In the listing below, find every line with the string "this" and pull it out.

SUPPLIED DATA
— Start —

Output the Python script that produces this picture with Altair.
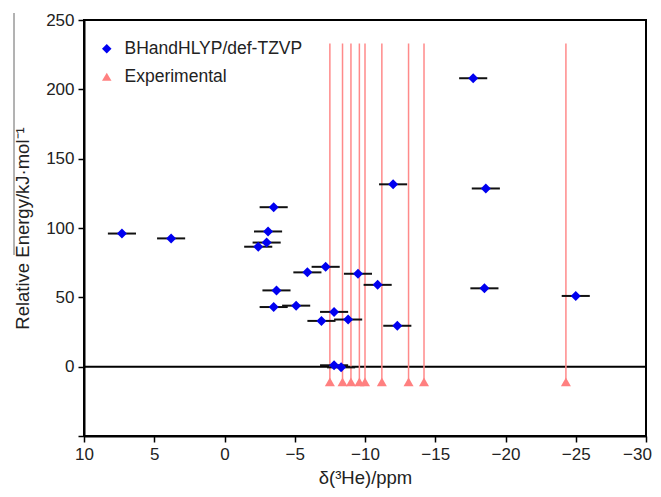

— End —
— Start —

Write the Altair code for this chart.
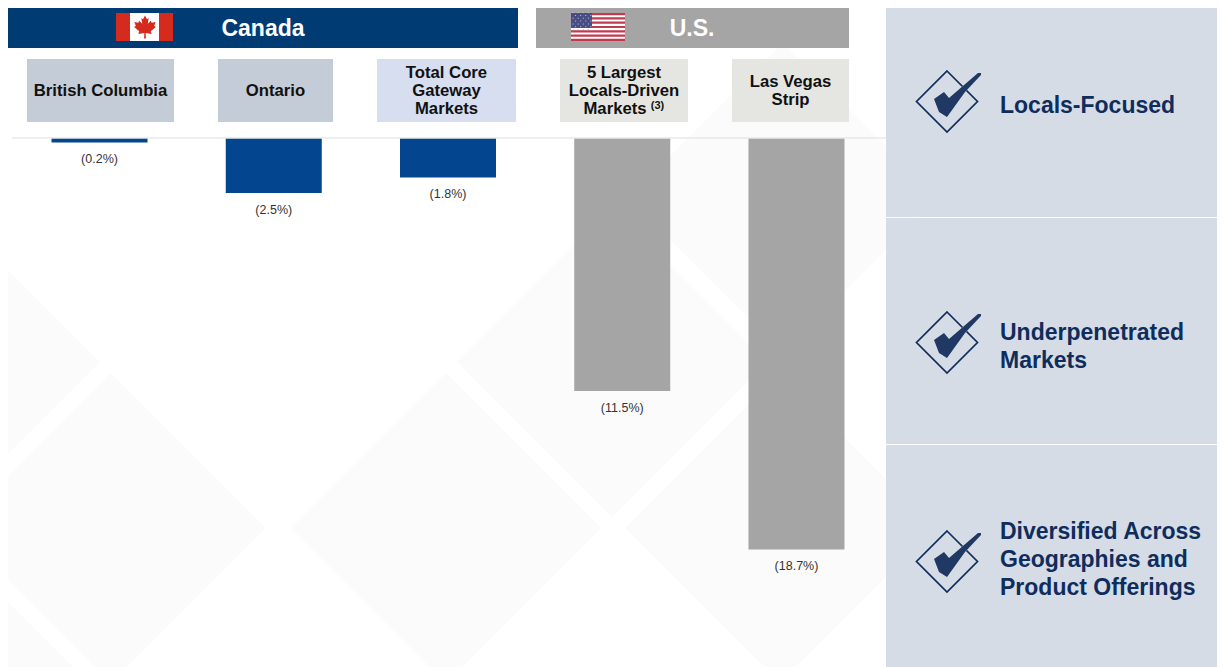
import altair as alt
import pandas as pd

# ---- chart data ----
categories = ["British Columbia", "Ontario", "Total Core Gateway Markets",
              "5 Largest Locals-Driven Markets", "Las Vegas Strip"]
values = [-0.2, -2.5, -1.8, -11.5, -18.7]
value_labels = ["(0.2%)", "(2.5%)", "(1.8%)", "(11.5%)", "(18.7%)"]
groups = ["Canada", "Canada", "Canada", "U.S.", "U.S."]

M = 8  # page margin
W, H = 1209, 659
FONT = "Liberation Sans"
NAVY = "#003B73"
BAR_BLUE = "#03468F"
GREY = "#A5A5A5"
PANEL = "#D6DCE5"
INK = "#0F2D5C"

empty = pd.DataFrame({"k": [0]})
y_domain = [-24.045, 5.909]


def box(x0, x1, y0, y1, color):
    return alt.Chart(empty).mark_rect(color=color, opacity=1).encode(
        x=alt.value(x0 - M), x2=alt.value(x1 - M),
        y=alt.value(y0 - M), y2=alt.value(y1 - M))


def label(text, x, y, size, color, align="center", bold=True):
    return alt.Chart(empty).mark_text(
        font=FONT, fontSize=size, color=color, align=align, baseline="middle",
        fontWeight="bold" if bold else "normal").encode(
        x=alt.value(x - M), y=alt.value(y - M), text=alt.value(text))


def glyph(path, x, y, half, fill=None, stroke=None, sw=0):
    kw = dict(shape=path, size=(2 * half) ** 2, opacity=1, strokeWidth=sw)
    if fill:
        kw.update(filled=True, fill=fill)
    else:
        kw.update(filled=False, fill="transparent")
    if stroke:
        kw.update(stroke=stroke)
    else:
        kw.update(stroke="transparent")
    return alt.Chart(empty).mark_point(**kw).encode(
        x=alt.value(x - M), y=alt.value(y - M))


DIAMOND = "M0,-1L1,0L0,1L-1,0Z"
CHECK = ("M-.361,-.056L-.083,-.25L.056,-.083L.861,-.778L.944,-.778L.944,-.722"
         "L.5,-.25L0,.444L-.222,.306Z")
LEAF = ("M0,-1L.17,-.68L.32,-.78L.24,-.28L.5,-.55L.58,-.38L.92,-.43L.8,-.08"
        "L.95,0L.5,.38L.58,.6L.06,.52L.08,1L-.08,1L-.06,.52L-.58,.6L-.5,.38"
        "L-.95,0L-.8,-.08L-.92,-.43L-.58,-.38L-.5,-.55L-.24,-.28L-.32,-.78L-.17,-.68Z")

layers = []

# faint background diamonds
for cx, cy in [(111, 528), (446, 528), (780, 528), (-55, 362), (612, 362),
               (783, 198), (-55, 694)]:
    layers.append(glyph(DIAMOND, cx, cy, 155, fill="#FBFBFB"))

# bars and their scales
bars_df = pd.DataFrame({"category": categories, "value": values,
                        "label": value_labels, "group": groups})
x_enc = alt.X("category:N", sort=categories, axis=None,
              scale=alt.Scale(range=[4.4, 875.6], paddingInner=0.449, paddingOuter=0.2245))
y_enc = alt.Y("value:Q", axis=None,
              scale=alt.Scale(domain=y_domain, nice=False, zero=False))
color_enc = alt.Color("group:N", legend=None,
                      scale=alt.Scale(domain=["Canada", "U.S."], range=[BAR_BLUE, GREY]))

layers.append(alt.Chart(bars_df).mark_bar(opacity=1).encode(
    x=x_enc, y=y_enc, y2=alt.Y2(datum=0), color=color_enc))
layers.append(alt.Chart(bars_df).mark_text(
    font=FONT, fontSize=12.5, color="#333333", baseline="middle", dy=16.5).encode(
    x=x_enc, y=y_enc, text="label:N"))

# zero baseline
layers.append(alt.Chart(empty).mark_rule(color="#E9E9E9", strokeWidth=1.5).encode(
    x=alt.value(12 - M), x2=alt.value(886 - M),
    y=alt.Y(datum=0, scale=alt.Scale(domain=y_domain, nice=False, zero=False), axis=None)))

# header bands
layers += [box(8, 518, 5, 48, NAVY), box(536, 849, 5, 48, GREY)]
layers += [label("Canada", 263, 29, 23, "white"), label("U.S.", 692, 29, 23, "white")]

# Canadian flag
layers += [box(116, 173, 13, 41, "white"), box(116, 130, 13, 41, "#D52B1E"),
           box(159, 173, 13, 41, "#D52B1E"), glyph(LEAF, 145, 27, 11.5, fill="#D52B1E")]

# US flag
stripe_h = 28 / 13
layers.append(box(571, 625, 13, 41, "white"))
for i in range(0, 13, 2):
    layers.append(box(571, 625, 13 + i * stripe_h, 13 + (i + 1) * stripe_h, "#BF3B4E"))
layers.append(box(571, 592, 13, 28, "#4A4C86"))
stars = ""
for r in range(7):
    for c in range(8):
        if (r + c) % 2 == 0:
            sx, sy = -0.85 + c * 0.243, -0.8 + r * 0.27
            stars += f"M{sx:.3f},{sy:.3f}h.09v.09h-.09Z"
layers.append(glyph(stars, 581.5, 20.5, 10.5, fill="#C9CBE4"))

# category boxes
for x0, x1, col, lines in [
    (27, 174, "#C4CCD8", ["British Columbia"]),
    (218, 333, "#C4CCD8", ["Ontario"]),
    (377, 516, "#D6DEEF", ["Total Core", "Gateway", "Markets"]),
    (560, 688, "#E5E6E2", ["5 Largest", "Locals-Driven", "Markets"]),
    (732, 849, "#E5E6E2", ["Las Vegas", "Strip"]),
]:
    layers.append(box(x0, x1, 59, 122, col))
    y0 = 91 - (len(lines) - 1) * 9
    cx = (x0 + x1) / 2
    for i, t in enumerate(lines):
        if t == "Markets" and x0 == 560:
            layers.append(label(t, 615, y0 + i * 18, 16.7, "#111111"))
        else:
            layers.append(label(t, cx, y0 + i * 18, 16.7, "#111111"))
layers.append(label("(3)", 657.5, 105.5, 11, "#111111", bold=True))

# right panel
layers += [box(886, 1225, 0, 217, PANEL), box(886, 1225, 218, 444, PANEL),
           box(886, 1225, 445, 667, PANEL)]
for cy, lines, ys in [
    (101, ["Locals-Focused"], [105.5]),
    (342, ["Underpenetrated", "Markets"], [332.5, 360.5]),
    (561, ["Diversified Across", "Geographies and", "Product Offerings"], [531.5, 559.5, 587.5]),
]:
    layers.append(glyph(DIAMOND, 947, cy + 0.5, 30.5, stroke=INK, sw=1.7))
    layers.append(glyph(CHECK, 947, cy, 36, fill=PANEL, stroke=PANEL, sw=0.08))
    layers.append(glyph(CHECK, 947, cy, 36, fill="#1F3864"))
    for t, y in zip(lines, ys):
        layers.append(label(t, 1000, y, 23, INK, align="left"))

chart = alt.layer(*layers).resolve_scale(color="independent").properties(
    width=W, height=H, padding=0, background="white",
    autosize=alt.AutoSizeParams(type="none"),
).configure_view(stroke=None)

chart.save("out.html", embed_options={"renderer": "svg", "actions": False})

— End —

FINAL RESULT
Output the Python script that produces this picture with Altair.
Write the Altair code for this chart.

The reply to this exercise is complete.